Simone calmo e violento, Simone tenero e duro, affidabile e furbo, sempre in bilico sulle sue ombre. Racconta di un «raptus» con una tranquillità sorprendente come se parlasse di una serata tra amici, nessuna ansia nella voce e nessuna emozione a spezzare le frasi. Dice lucidamente «non so cosa mi ha preso» e ripercorre nei dettagli dove l'ha portato quel vuoto di coscienza. Il buio resta sullo sfondo, i fatti sono questi e Simone Borgese, il trentenne che ha confessato di aver violentato e rapinato una tassista di 43 anni, li elenca con precisione senza mai alzare il tono. E non è semplice per chi l'ascolta farsi un'idea di questo giovane uomo che pacatamente riferisce di quanto è stato malvagio e se ne pente. I due volti di Simone. Sorride intenerito con un cagnolino in mano, sulle foto pubblicate sul profilo Facebook chiuso ieri mattina per i tanti insulti, ma i suoi idoli sono violenti, i combattenti sul ring. Appare «remissivo», fin troppo, salvo poi comportarsi da bullo ultimamente, prende i taxi senza pagare, ha rubato in un autogrill, fino alla violenza dell'altra mattina.

IL LAVORO

Chi è davvero questo papà con una vita un po' precaria, da inventare di giorno in giorno? Un cameriere sorridente, puntuale e molto professionale, così ne parlano alcuni colleghi.

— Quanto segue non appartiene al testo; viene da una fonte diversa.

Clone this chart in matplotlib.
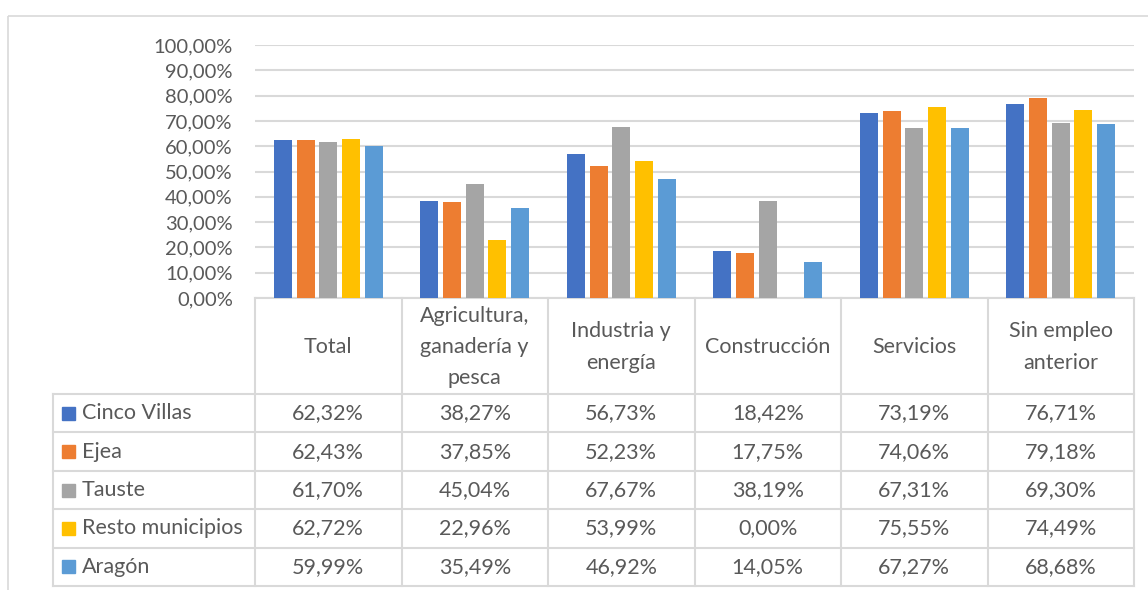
import numpy as np
import matplotlib
matplotlib.use("Agg")
import matplotlib.pyplot as plt
from matplotlib.patches import Rectangle

# Chart data
categories = ["Total", "Agricultura,\nganadería y\npesca", "Industria y\nenergía",
              "Construcción", "Servicios", "Sin empleo\nanterior"]
series_names = ["Cinco Villas", "Ejea", "Tauste", "Resto municipios", "Aragón"]
cinco_villas = [62.32, 38.27, 56.73, 18.42, 73.19, 76.71]
ejea = [62.43, 37.85, 52.23, 17.75, 74.06, 79.18]
tauste = [61.70, 45.04, 67.67, 38.19, 67.31, 69.30]
resto = [62.72, 22.96, 53.99, 0.00, 75.55, 74.49]
aragon = [59.99, 35.49, 46.92, 14.05, 67.27, 68.68]
yticks = [0, 10, 20, 30, 40, 50, 60, 70, 80, 90, 100]

series = [cinco_villas, ejea, tauste, resto, aragon]
colors = ["#4472C4", "#ED7D31", "#A5A5A5", "#FFC000", "#5B9BD5"]

plt.rcParams['font.family'] = ['Lato', 'DejaVu Sans']
text_color = "#595959"
line_color = "#D9D9D9"
fs_tick = 14.5
fs = 15.5

W, H = 1148, 590
fig = plt.figure(figsize=(W / 100, H / 100), dpi=100)

# overlay axes in pixel coordinates for the table and border
ov = fig.add_axes([0, 0, 1, 1])
ov.set_xlim(0, W)
ov.set_ylim(H, 0)
ov.axis("off")

# plot area
x0, x1 = 255, 1134
y_top, y_bot = 45, 298
ax = fig.add_axes([x0 / W, 1 - y_bot / H, (x1 - x0) / W, (y_bot - y_top) / H])
ax.set_xlim(-0.5, len(categories) - 0.5)
ax.set_ylim(0, 100)
for s in ax.spines.values():
    s.set_visible(False)
ax.set_xticks([])
ax.set_yticks(yticks)
ax.set_yticklabels([f"{v:.2f}%".replace(".", ",") for v in yticks],
                   color=text_color, fontsize=fs_tick)
ax.tick_params(axis="y", length=0, pad=16)
ax.yaxis.grid(True, color=line_color, linewidth=1.5)
ax.set_axisbelow(True)
ax.patch.set_alpha(0)

x = np.arange(len(categories))
step = 0.155
width = 0.123
for i, (vals, c) in enumerate(zip(series, colors)):
    ax.bar(x + (i - 2) * step, vals, width=width, color=c, zorder=3)

# outer chart border
ov.add_patch(Rectangle((8, 16), 1200, 700, fill=False, edgecolor=line_color, linewidth=1.2))

# data table
col_edges = np.linspace(x0, x1, len(categories) + 1)
header_bot = 394
row_h = 38.4
n_rows = len(series_names)
row_edges = header_bot + row_h * np.arange(n_rows + 1)
tab_left = 53
lw = 1.5

ov.plot([x0, x1], [y_bot, y_bot], color=line_color, lw=lw)
for y in row_edges:
    ov.plot([tab_left, x1], [y, y], color=line_color, lw=lw)
for xe in col_edges:
    ov.plot([xe, xe], [y_bot, row_edges[-1]], color=line_color, lw=lw)
ov.plot([tab_left, tab_left], [header_bot, row_edges[-1]], color=line_color, lw=lw)

for j, cat in enumerate(categories):
    cx = (col_edges[j] + col_edges[j + 1]) / 2
    ov.text(cx, (y_bot + header_bot) / 2 + 1, cat, ha="center", va="center",
            fontsize=fs, color=text_color, linespacing=1.7)

for i, (name, vals, c) in enumerate(zip(series_names, series, colors)):
    cy = (row_edges[i] + row_edges[i + 1]) / 2
    ov.add_patch(Rectangle((62, cy - 6.5), 13, 13, color=c))
    ov.text(82, cy, name, ha="left", va="center", fontsize=fs, color=text_color)
    for j, v in enumerate(vals):
        cx = (col_edges[j] + col_edges[j + 1]) / 2
        ov.text(cx, cy, f"{v:.2f}%".replace(".", ","), ha="center", va="center",
                fontsize=fs, color=text_color)

fig.savefig("out.png", dpi=100)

Un tipo di cui non fidarsi che sta sempre lì a chiedere soldi, per la titolare di un locale che gli ha dato lavoro. A vederlo in posa nei selfie, con la bocca chiusa che manda baci e il cappellino di traverso, sembra un adolescente giocherellone, uno che ha voglia di divertirsi. Poi però, a ripercorrere la sua vita, qualche guaio viene fuori, anche una denuncia per minacce presentata dall'ex compagno della madre.

LA SEPARAZIONE

La passione per la Roma e per i film comici, Totò Verdone e Sordi, le Iene e Dawsons Creek i suoi programmi preferiti. Nel 2012 aveva partecipato al programma di Paolo Bonolis «Avanti un altro» come ospite, con tanto di foto sui social. Molto sport, calcio tennis e basket. La sua vita segnata dalla separazione, ne aveva sofferto molto, e adesso era costretto a vivere con i nonni a Piana del Sole, nella stessa zona dove ha stuprato la tassista. «Un dolore immenso, non riusciamo a spiegarci quello che è successo, siamo sconvolti», si dispera il nonno. C'è l'amore per la figlia di 7 anni a farlo andare avanti ma i soldi sono sempre pochi.

«Tranquillo, solare sempre positivo e molto professionale. Un bravo ragazzo, quando l'abbiamo saputo non potevamo crederci», i colleghi del bar a Prati dove Simone ha lavorato come cameriere fino a qualche giorno fa sono rimasti di sasso. Eppure qualche volta ha provato a fare il furbetto, «chiedeva spesso anticipi sullo stipendio. Una volta ha detto che era per il funerale del padre», una scusa ovvio, anche la titolare del locale l'aveva capito. Nessun contratto, cameriere a chiamata. Soldi pochissimi e così tirava a campare. I tassisti li aveva presi di mira da un po', negli ultimi mesi per ben tre volte era salito senza avere un euro e una volta arrivati a destinazione non aveva pagato. All'ultimo conducente aveva lasciato il numero di cellulare con la promessa che si sarebbe fatto vivo per saldare, il passo falso che l'ha inchiodato. Aveva rubato alla cassa di un autogrill, le telecamere l'avevano ripreso e quella foto è poi servita per un primo riconoscimento. Eccolo in una sequenza di selfie: mentre manda bacetti con l'accappatoio bianco addosso o sta in posa con le cuffiette e gli occhiali da sole, assorto nella guida. Ancora con la figlia in braccio e tante frasi d'amore. Un papà piuttosto infantile, un uomo ancora poco cresciuto che non ha imbarazzo a mostrare il suo lato tenero e allunga la mano in una foto per offrire una caramella.

LE FRASI

E poi però viene fuori il duro, «A me i piedi in testa non li mette nessuno», scrive. «Leggo pochissimo», confessa, «affronta chi ti sfida, ignora chi non ti pensa». E chissà a cosa lo porta a sentenziare «quando il mio corpo sarà cenere il mio nome sarà leggenda». E ancora: «Il giudizio degli altri non deve condizionarti la vita». Forse deluso, «la falsità di alcune persone si sente anche quando stanno zitte».

Girava quasi sempre in autobus, non poteva permettersi altro. E lui stesso, ha detto in questura, non si spiega perché venerdì mattina ha alzato il braccio per fermare quel taxi. Non poteva certo pagare una corsa così lunga, dall'Aurelia fino a Ponte Galeria. Quel che è successo l'ha raccontato l'altra notte, con calma.